* **Given instruction**:
Copy each line in the data that includes the word "chart".

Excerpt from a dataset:
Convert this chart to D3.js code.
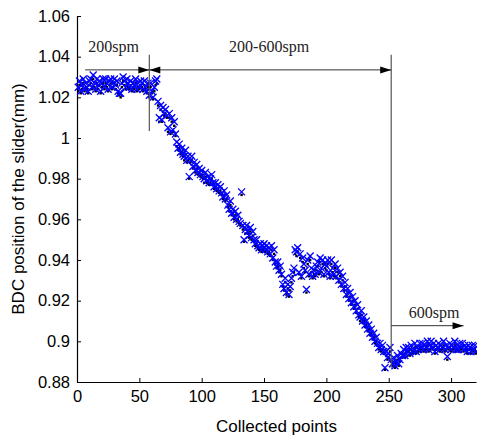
<!DOCTYPE html>
<html>
<head>
<meta charset="utf-8">
<script src="https://cdn.jsdelivr.net/npm/d3@7"></script>
<style>
  body { margin: 0; background: #fff; }
  .tick text { font-family: "Liberation Sans", Arial, sans-serif; font-size: 16.5px; fill: #000; }
  .note { font-family: "Liberation Serif", "Times New Roman", serif; font-size: 16px; fill: #222; }
  .label { font-family: "Liberation Sans", Arial, sans-serif; font-size: 17px; fill: #000; }
</style>
</head>
<body>
<div id="chart"></div>
<script>
// blue "x" series, points 1..320
const crossValues = [
  1.025, 1.028, 1.023, 1.026, 1.029, 1.024, 1.027, 1.025, 1.023, 1.028,
  1.029, 1.025, 1.031, 1.027, 1.024, 1.029, 1.026, 1.028, 1.023, 1.027,
  1.029, 1.025, 1.029, 1.027, 1.024, 1.028, 1.029, 1.025, 1.027, 1.029,
  1.026, 1.028, 1.023, 1.022, 1.022, 1.027, 1.030, 1.028, 1.025, 1.029,
  1.027, 1.025, 1.028, 1.024, 1.027, 1.026, 1.029, 1.024, 1.027, 1.025,
  1.028, 1.027, 1.024, 1.028, 1.025, 1.023, 1.027, 1.021, 1.027, 1.023,
  1.020, 1.025, 1.028, 1.029, 1.018, 1.010, 1.016, 1.009, 1.015, 1.012,
  1.014, 1.011, 1.005, 1.012, 1.003, 1.010, 1.004, 1.008, 1.002, 0.998,
  0.995, 0.997, 0.993, 0.995, 0.992, 0.991, 0.994, 0.989, 0.991, 0.981,
  0.989, 0.991, 0.986, 0.988, 0.984, 0.987, 0.983, 0.985, 0.982, 0.984,
  0.981, 0.980, 0.983, 0.979, 0.981, 0.978, 0.980, 0.982, 0.978, 0.976,
  0.978, 0.975, 0.977, 0.974, 0.976, 0.973, 0.971, 0.974, 0.970, 0.972,
  0.967, 0.965, 0.969, 0.963, 0.965, 0.961, 0.964, 0.960, 0.962, 0.959,
  0.958, 0.9735, 0.957, 0.950, 0.955, 0.957, 0.954, 0.952, 0.956, 0.951,
  0.954, 0.950, 0.948, 0.950, 0.947, 0.946, 0.948, 0.945, 0.947, 0.948,
  0.945, 0.947, 0.944, 0.946, 0.943, 0.947, 0.941, 0.945, 0.939, 0.937,
  0.939, 0.935, 0.937, 0.933, 0.928, 0.926, 0.931, 0.924, 0.928, 0.923,
  0.927, 0.931, 0.934, 0.936, 0.945, 0.944, 0.946, 0.934, 0.943, 0.932,
  0.941, 0.938, 0.935, 0.9255, 0.940, 0.933, 0.942, 0.936, 0.932, 0.935,
  0.933, 0.937, 0.939, 0.934, 0.941, 0.936, 0.940, 0.933, 0.938, 0.937,
  0.940, 0.934, 0.932, 0.940, 0.936, 0.933, 0.938, 0.932, 0.936, 0.930,
  0.934, 0.928, 0.932, 0.926, 0.929, 0.923, 0.926, 0.921, 0.924, 0.919,
  0.922, 0.917, 0.920, 0.915, 0.918, 0.913, 0.912, 0.915, 0.910, 0.912,
  0.908, 0.910, 0.906, 0.908, 0.904, 0.906, 0.902, 0.904, 0.900, 0.902,
  0.899, 0.897, 0.899, 0.896, 0.898, 0.895, 0.887, 0.895, 0.892, 0.894,
  0.897, 0.891, 0.889, 0.892, 0.888, 0.890, 0.893, 0.889, 0.891, 0.894,
  0.893, 0.896, 0.893, 0.897, 0.895, 0.897, 0.894, 0.898, 0.895, 0.896,
  0.899, 0.895, 0.897, 0.896, 0.899, 0.897, 0.899, 0.896, 0.898, 0.897,
  0.900, 0.896, 0.898, 0.900, 0.897, 0.899, 0.895, 0.898, 0.897, 0.899,
  0.896, 0.898, 0.897, 0.900, 0.896, 0.898, 0.8925, 0.897, 0.899, 0.896,
  0.898, 0.897, 0.900, 0.896, 0.898, 0.896, 0.899, 0.897, 0.899, 0.896,
  0.898, 0.897, 0.895, 0.898, 0.897, 0.895, 0.898, 0.896, 0.898, 0.895
];

// black dot series, points 1..320
const dotValues = [
  1.023, 1.026, 1.022, 1.024, 1.027, 1.023, 1.025, 1.024, 1.022, 1.026,
  1.027, 1.024, 1.029, 1.025, 1.023, 1.027, 1.024, 1.026, 1.022, 1.025,
  1.027, 1.024, 1.027, 1.025, 1.023, 1.026, 1.027, 1.024, 1.025, 1.027,
  1.024, 1.026, 1.022, 1.021, 1.020, 1.025, 1.028, 1.026, 1.024, 1.027,
  1.025, 1.024, 1.026, 1.023, 1.025, 1.024, 1.027, 1.023, 1.025, 1.024,
  1.026, 1.025, 1.023, 1.026, 1.024, 1.022, 1.025, 1.020, 1.025, 1.022,
  1.019, 1.023, 1.026, 1.027, 1.016, 1.008, 1.014, 1.008, 1.013, 1.011,
  1.012, 1.010, 1.003, 1.010, 1.002, 1.008, 1.003, 1.006, 1.001, 0.996,
  0.994, 0.995, 0.992, 0.993, 0.991, 0.989, 0.992, 0.988, 0.989, 0.980,
  0.988, 0.989, 0.985, 0.986, 0.983, 0.985, 0.982, 0.983, 0.981, 0.982,
  0.980, 0.978, 0.981, 0.978, 0.979, 0.977, 0.978, 0.980, 0.977, 0.975,
  0.976, 0.974, 0.975, 0.973, 0.974, 0.972, 0.970, 0.972, 0.969, 0.970,
  0.966, 0.964, 0.967, 0.962, 0.963, 0.960, 0.962, 0.959, 0.960, 0.958,
  0.957, 0.9720, 0.955, 0.949, 0.953, 0.955, 0.953, 0.951, 0.954, 0.950,
  0.952, 0.949, 0.947, 0.948, 0.946, 0.945, 0.946, 0.944, 0.945, 0.946,
  0.944, 0.945, 0.943, 0.944, 0.942, 0.945, 0.940, 0.943, 0.938, 0.936,
  0.937, 0.934, 0.935, 0.932, 0.927, 0.925, 0.929, 0.923, 0.926, 0.922,
  0.925, 0.929, 0.932, 0.934, 0.943, 0.942, 0.944, 0.933, 0.941, 0.931,
  0.939, 0.936, 0.934, 0.9240, 0.938, 0.932, 0.940, 0.934, 0.931, 0.933,
  0.932, 0.935, 0.937, 0.933, 0.939, 0.934, 0.938, 0.932, 0.936, 0.935,
  0.938, 0.933, 0.931, 0.938, 0.934, 0.932, 0.936, 0.931, 0.934, 0.929,
  0.932, 0.927, 0.930, 0.925, 0.927, 0.922, 0.924, 0.920, 0.922, 0.918,
  0.920, 0.916, 0.918, 0.914, 0.916, 0.912, 0.910, 0.913, 0.909, 0.910,
  0.907, 0.908, 0.905, 0.906, 0.903, 0.904, 0.901, 0.902, 0.899, 0.900,
  0.898, 0.896, 0.897, 0.895, 0.896, 0.894, 0.886, 0.893, 0.891, 0.892,
  0.895, 0.890, 0.888, 0.890, 0.887, 0.889, 0.891, 0.888, 0.890, 0.892,
  0.892, 0.894, 0.892, 0.895, 0.893, 0.895, 0.893, 0.896, 0.894, 0.895,
  0.897, 0.894, 0.895, 0.895, 0.897, 0.896, 0.897, 0.895, 0.896, 0.896,
  0.898, 0.895, 0.896, 0.898, 0.896, 0.897, 0.894, 0.896, 0.896, 0.897,
  0.895, 0.896, 0.896, 0.898, 0.895, 0.896, 0.8910, 0.896, 0.897, 0.895,
  0.896, 0.896, 0.898, 0.895, 0.896, 0.895, 0.897, 0.896, 0.897, 0.895,
  0.896, 0.896, 0.894, 0.896, 0.896, 0.894, 0.896, 0.895, 0.896, 0.894
];

const xTicks = [0, 50, 100, 150, 200, 250, 300];
const yTicks = [0.88, 0.9, 0.92, 0.94, 0.96, 0.98, 1, 1.02, 1.04, 1.06];

// speed change markers: [x, yTop, yBottom]
const dividers = [[58, 1.041, 1.0035], [252, 1.041, 0.887]];
// arrows: [x1, x2, y, head at start, head at end]
const arrows = [[6.5, 58, 1.0335, false, true], [58, 252, 1.0335, true, true], [252, 310, 0.9077, false, true]];
const notes = [["200spm", 9, 1.0423], ["200-600spm", 122, 1.0423], ["600spm", 266, 0.9115]];

const margin = { top: 16, right: 1, bottom: 58, left: 77 };
const width = 477 - margin.left - margin.right;
const height = 440 - margin.top - margin.bottom;

const svg = d3.select("#chart").append("svg")
    .attr("width", 477)
    .attr("height", 440)
    .append("g")
    .attr("transform", `translate(${margin.left},${margin.top})`);

const x = d3.scaleLinear().domain([0, 320]).range([0, width]);
const y = d3.scaleLinear().domain([0.88, 1.06]).range([height, 0]);

const xAxis = d3.axisBottom(x).tickValues(xTicks).tickSizeInner(-4).tickSizeOuter(0).tickPadding(8)
    .tickFormat(d3.format("d"));
const yAxis = d3.axisLeft(y).tickValues(yTicks).tickSizeInner(-4).tickSizeOuter(0).tickPadding(7)
    .tickFormat(d => String(+d.toFixed(2)));

svg.append("g").attr("transform", `translate(0,${height})`).call(xAxis);
svg.append("g").call(yAxis);
svg.selectAll(".domain").attr("stroke", "#000").attr("stroke-width", 1.2);

// black dots
svg.append("g").selectAll("rect")
    .data(dotValues)
    .join("rect")
    .attr("x", (d, i) => x(i + 1) - 1.2)
    .attr("y", d => y(d) - 1.2)
    .attr("width", 2.4)
    .attr("height", 2.4)
    .attr("fill", "#000");

// blue crosses
const s = 3.5;
svg.append("g").selectAll("path")
    .data(crossValues)
    .join("path")
    .attr("d", (d, i) => {
        const cx = x(i + 1), cy = y(d);
        return `M${cx - s},${cy - s}L${cx + s},${cy + s}M${cx - s},${cy + s}L${cx + s},${cy - s}`;
    })
    .attr("stroke", "#0000ff")
    .attr("stroke-width", 1.3)
    .attr("fill", "none");

// annotations
svg.append("g").selectAll("line")
    .data(dividers)
    .join("line")
    .attr("x1", d => x(d[0])).attr("x2", d => x(d[0]))
    .attr("y1", d => y(d[1])).attr("y2", d => y(d[2]))
    .attr("stroke", "#555")
    .attr("stroke-width", 1.2);

const ag = svg.append("g");
arrows.forEach(a => {
    const x1 = x(a[0]), x2 = x(a[1]), yy = y(a[2]);
    ag.append("line")
        .attr("x1", x1).attr("x2", x2).attr("y1", yy).attr("y2", yy)
        .attr("stroke", "#333").attr("stroke-width", 1);
    if (a[3]) ag.append("path").attr("d", `M${x1},${yy}L${x1 + 11},${yy - 3.5}L${x1 + 11},${yy + 3.5}Z`).attr("fill", "#000");
    if (a[4]) ag.append("path").attr("d", `M${x2},${yy}L${x2 - 11},${yy - 3.5}L${x2 - 11},${yy + 3.5}Z`).attr("fill", "#000");
});

svg.append("g").selectAll("text")
    .data(notes)
    .join("text")
    .attr("class", "note")
    .attr("x", d => x(d[1]))
    .attr("y", d => y(d[2]))
    .text(d => d[0]);

svg.append("text")
    .attr("class", "label")
    .attr("x", width / 2)
    .attr("y", height + 50)
    .attr("text-anchor", "middle")
    .text("Collected points");

svg.append("text")
    .attr("class", "label")
    .attr("x", -height / 2)
    .attr("y", -margin.left + 24)
    .attr("text-anchor", "middle")
    .attr("transform", "rotate(-90)")
    .text("BDC position of the slider(mm)");
</script>
</body>
</html>
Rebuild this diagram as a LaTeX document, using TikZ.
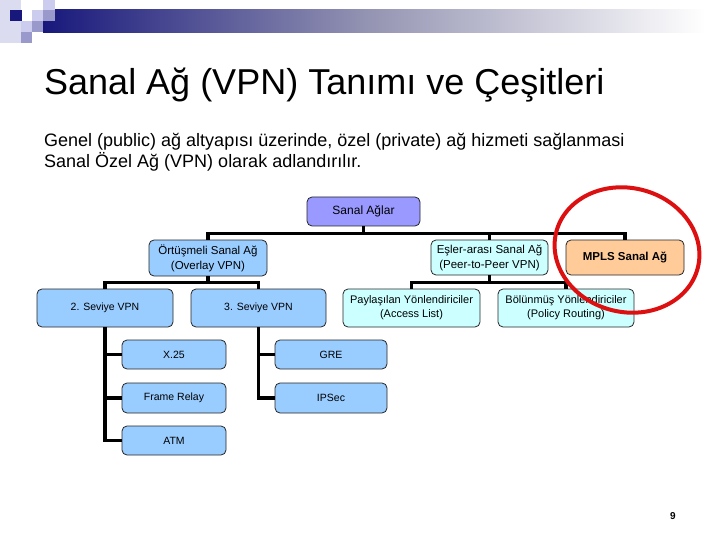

* **Full response**:
Convert this chart to D3.js code.
<div id="chart"></div>
const svg = d3.select("#chart").append("svg")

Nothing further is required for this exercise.